AIM
With the images removed, repeat the data below exactly.

DATA BLOCK
___

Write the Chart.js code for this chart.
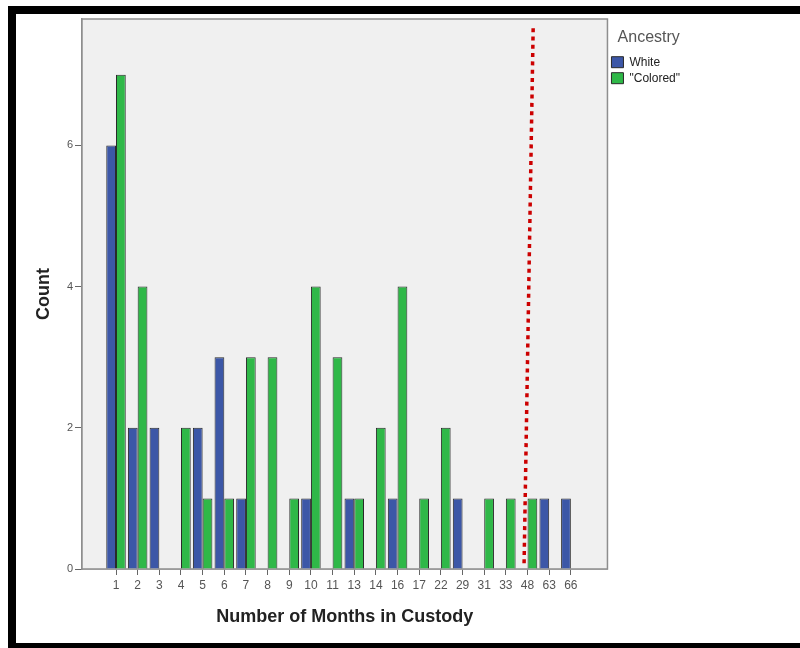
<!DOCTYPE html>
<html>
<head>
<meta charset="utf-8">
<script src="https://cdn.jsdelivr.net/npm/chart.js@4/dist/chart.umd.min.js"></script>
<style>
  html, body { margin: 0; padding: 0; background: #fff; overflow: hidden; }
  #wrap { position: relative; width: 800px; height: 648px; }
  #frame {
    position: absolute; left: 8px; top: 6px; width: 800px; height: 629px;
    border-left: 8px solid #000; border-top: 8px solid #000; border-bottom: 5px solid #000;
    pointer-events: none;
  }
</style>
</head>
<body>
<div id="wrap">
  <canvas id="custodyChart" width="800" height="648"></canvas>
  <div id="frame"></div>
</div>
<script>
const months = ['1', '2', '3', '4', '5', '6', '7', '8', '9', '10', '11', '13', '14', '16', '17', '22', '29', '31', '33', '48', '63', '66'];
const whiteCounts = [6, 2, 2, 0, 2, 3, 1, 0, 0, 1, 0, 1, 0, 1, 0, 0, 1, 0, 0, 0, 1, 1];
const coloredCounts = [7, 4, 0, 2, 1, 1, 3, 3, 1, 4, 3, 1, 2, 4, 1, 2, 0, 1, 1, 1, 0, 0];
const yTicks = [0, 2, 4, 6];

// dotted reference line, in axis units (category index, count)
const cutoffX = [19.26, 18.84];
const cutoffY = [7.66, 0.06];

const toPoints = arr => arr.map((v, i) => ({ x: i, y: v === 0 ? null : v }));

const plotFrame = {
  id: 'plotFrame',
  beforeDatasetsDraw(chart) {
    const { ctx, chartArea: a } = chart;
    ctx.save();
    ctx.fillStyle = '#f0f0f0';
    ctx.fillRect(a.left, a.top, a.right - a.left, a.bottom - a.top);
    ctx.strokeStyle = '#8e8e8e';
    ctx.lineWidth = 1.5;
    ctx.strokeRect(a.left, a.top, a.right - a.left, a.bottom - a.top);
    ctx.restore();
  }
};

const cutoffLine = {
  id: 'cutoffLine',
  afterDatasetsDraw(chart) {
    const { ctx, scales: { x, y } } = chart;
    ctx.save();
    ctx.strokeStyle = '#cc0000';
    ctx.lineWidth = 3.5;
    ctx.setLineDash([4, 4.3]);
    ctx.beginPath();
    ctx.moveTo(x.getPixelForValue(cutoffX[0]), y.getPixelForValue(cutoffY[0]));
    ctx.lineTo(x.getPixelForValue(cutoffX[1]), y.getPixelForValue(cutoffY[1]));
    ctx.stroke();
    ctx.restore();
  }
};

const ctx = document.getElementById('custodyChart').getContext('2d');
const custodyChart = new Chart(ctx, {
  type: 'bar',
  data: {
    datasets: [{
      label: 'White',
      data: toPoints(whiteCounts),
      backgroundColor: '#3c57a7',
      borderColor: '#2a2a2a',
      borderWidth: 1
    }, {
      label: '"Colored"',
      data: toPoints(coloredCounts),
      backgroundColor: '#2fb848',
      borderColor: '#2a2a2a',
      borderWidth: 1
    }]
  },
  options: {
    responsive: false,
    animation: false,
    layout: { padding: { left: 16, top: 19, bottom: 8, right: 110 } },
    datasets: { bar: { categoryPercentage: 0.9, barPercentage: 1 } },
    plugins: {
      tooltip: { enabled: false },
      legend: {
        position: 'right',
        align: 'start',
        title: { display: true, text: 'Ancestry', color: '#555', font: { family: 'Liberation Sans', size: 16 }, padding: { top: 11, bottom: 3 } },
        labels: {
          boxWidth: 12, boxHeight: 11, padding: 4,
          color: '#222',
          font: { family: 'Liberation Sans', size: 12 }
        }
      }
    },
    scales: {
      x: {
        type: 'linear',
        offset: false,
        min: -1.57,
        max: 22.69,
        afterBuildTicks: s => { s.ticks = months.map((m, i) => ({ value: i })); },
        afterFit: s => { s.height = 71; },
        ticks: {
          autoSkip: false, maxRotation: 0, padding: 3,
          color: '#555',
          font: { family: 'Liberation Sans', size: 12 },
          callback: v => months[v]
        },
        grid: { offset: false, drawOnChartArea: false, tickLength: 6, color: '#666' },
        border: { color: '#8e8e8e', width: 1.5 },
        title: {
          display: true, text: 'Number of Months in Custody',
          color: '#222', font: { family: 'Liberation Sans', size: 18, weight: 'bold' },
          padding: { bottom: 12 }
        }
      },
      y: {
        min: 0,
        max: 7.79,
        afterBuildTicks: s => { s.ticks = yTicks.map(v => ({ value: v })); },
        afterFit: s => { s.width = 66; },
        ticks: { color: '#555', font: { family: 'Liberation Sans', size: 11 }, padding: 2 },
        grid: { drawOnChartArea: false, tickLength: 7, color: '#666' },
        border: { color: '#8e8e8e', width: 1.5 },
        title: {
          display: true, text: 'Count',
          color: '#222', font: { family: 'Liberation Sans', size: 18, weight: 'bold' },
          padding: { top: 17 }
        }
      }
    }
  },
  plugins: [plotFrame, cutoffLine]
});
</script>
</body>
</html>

___

SOLUTION FOR THIS EXERCISE
Write the Chart.js code for this chart.
<!DOCTYPE html>
<html>
<head>
<meta charset="utf-8">
<script src="https://cdn.jsdelivr.net/npm/chart.js@4/dist/chart.umd.min.js"></script>
<style>
  html, body { margin: 0; padding: 0; background: #fff; overflow: hidden; }
  #wrap { position: relative; width: 800px; height: 648px; }
  #frame {
    position: absolute; left: 8px; top: 6px; width: 800px; height: 629px;
    border-left: 8px solid #000; border-top: 8px solid #000; border-bottom: 5px solid #000;
    pointer-events: none;
  }
</style>
</head>
<body>
<div id="wrap">
  <canvas id="custodyChart" width="800" height="648"></canvas>
  <div id="frame"></div>
</div>
<script>
const months = ['1', '2', '3', '4', '5', '6', '7', '8', '9', '10', '11', '13', '14', '16', '17', '22', '29', '31', '33', '48', '63', '66'];
const whiteCounts = [6, 2, 2, 0, 2, 3, 1, 0, 0, 1, 0, 1, 0, 1, 0, 0, 1, 0, 0, 0, 1, 1];
const coloredCounts = [7, 4, 0, 2, 1, 1, 3, 3, 1, 4, 3, 1, 2, 4, 1, 2, 0, 1, 1, 1, 0, 0];
const yTicks = [0, 2, 4, 6];

// dotted reference line, in axis units (category index, count)
const cutoffX = [19.26, 18.84];
const cutoffY = [7.66, 0.06];

const toPoints = arr => arr.map((v, i) => ({ x: i, y: v === 0 ? null : v }));

const plotFrame = {
  id: 'plotFrame',
  beforeDatasetsDraw(chart) {
    const { ctx, chartArea: a } = chart;
    ctx.save();
    ctx.fillStyle = '#f0f0f0';
    ctx.fillRect(a.left, a.top, a.right - a.left, a.bottom - a.top);
    ctx.strokeStyle = '#8e8e8e';
    ctx.lineWidth = 1.5;
    ctx.strokeRect(a.left, a.top, a.right - a.left, a.bottom - a.top);
    ctx.restore();
  }
};

const cutoffLine = {
  id: 'cutoffLine',
  afterDatasetsDraw(chart) {
    const { ctx, scales: { x, y } } = chart;
    ctx.save();
    ctx.strokeStyle = '#cc0000';
    ctx.lineWidth = 3.5;
    ctx.setLineDash([4, 4.3]);
    ctx.beginPath();
    ctx.moveTo(x.getPixelForValue(cutoffX[0]), y.getPixelForValue(cutoffY[0]));
    ctx.lineTo(x.getPixelForValue(cutoffX[1]), y.getPixelForValue(cutoffY[1]));
    ctx.stroke();
    ctx.restore();
  }
};

const ctx = document.getElementById('custodyChart').getContext('2d');
const custodyChart = new Chart(ctx, {
  type: 'bar',
  data: {
    datasets: [{
      label: 'White',
      data: toPoints(whiteCounts),
      backgroundColor: '#3c57a7',
      borderColor: '#2a2a2a',
      borderWidth: 1
    }, {
      label: '"Colored"',
      data: toPoints(coloredCounts),
      backgroundColor: '#2fb848',
      borderColor: '#2a2a2a',
      borderWidth: 1
    }]
  },
  options: {
    responsive: false,
    animation: false,
    layout: { padding: { left: 16, top: 19, bottom: 8, right: 110 } },
    datasets: { bar: { categoryPercentage: 0.9, barPercentage: 1 } },
    plugins: {
      tooltip: { enabled: false },
      legend: {
        position: 'right',
        align: 'start',
        title: { display: true, text: 'Ancestry', color: '#555', font: { family: 'Liberation Sans', size: 16 }, padding: { top: 11, bottom: 3 } },
        labels: {
          boxWidth: 12, boxHeight: 11, padding: 4,
          color: '#222',
          font: { family: 'Liberation Sans', size: 12 }
        }
      }
    },
    scales: {
      x: {
        type: 'linear',
        offset: false,
        min: -1.57,
        max: 22.69,
        afterBuildTicks: s => { s.ticks = months.map((m, i) => ({ value: i })); },
        afterFit: s => { s.height = 71; },
        ticks: {
          autoSkip: false, maxRotation: 0, padding: 3,
          color: '#555',
          font: { family: 'Liberation Sans', size: 12 },
          callback: v => months[v]
        },
        grid: { offset: false, drawOnChartArea: false, tickLength: 6, color: '#666' },
        border: { color: '#8e8e8e', width: 1.5 },
        title: {
          display: true, text: 'Number of Months in Custody',
          color: '#222', font: { family: 'Liberation Sans', size: 18, weight: 'bold' },
          padding: { bottom: 12 }
        }
      },
      y: {
        min: 0,
        max: 7.79,
        afterBuildTicks: s => { s.ticks = yTicks.map(v => ({ value: v })); },
        afterFit: s => { s.width = 66; },
        ticks: { color: '#555', font: { family: 'Liberation Sans', size: 11 }, padding: 2 },
        grid: { drawOnChartArea: false, tickLength: 7, color: '#666' },
        border: { color: '#8e8e8e', width: 1.5 },
        title: {
          display: true, text: 'Count',
          color: '#222', font: { family: 'Liberation Sans', size: 18, weight: 'bold' },
          padding: { top: 17 }
        }
      }
    }
  },
  plugins: [plotFrame, cutoffLine]
});
</script>
</body>
</html>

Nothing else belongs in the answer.